> _Items from a data source_
>> begin

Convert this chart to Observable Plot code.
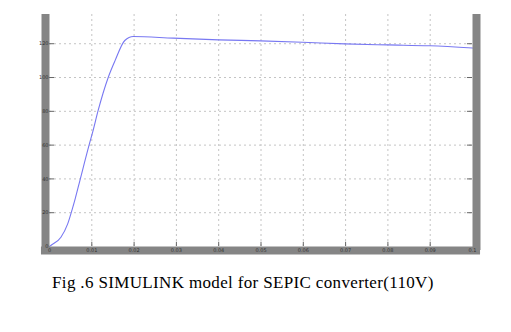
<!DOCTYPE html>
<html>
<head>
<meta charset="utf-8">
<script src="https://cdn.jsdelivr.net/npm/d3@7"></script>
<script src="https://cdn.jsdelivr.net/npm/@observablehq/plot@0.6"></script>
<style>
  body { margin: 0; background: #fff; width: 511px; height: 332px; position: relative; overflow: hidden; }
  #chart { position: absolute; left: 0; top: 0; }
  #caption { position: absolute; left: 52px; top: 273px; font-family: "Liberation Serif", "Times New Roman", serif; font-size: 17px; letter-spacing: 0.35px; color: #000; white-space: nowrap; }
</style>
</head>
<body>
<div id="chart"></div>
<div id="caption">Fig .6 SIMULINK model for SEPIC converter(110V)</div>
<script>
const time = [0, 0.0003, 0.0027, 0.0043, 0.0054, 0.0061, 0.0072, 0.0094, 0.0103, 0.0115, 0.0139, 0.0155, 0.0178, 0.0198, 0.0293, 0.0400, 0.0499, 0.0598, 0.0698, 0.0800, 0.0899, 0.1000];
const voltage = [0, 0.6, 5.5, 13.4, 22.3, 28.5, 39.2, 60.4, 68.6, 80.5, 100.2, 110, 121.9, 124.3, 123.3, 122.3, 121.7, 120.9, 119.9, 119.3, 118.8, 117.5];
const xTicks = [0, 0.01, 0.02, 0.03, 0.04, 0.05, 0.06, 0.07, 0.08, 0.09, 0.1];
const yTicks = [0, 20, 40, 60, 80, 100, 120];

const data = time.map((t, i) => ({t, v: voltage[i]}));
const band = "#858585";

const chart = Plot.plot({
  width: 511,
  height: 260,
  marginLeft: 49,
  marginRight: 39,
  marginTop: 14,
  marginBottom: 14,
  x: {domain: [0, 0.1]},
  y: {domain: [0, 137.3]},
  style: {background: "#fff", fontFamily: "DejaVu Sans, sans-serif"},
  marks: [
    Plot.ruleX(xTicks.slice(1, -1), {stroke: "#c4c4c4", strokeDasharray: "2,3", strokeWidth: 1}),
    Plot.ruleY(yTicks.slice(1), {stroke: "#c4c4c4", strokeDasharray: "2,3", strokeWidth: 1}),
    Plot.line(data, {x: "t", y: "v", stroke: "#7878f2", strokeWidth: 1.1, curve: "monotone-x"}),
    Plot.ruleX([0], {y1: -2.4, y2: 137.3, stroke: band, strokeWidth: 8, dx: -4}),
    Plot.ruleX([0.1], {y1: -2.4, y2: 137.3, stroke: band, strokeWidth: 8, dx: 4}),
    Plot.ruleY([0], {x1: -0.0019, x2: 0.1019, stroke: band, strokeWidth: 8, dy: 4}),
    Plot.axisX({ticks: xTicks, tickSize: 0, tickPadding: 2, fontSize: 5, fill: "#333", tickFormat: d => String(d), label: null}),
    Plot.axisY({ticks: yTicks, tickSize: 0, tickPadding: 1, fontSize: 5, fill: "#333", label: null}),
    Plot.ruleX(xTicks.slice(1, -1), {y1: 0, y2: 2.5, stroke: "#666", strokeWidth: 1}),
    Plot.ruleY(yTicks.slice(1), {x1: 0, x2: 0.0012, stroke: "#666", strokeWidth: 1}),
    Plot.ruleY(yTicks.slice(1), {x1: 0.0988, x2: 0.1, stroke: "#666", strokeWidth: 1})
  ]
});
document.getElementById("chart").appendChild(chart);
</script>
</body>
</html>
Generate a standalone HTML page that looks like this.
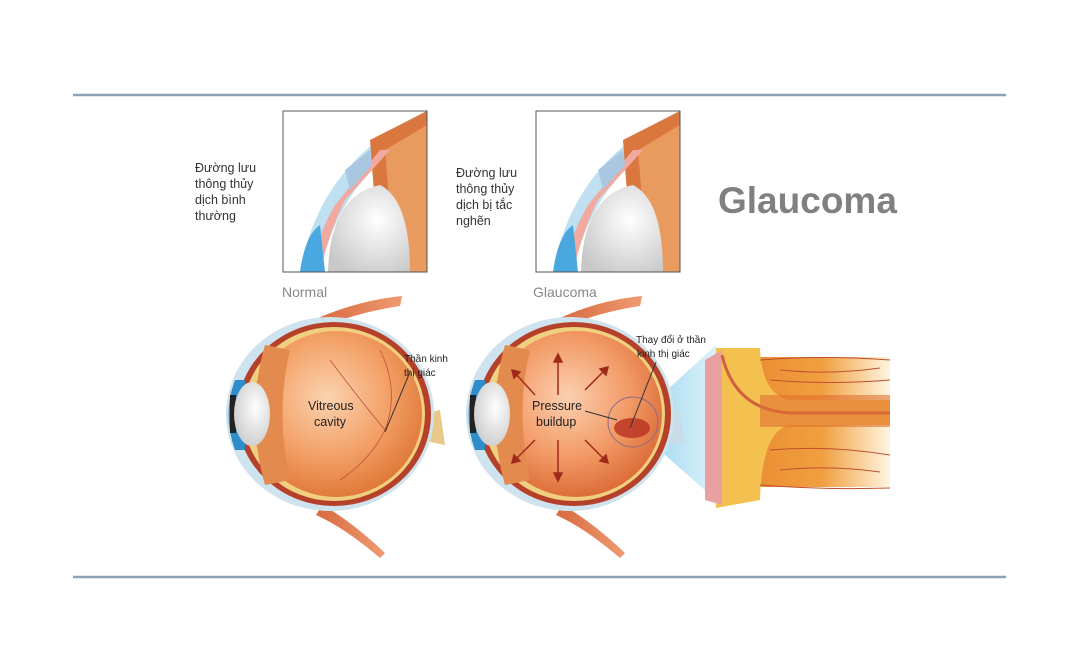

>> end

> _GIVEN INSTRUCTION_
Pick out each line above that includes "chart" and show it.

> _EXERCISE RESPONSE_
Convert this chart to Observable Plot code.
  #chart { position: absolute; left: 0; top: 0; }
<div id="chart"></div>
const chart = Plot.plot({
document.getElementById("chart").appendChild(chart);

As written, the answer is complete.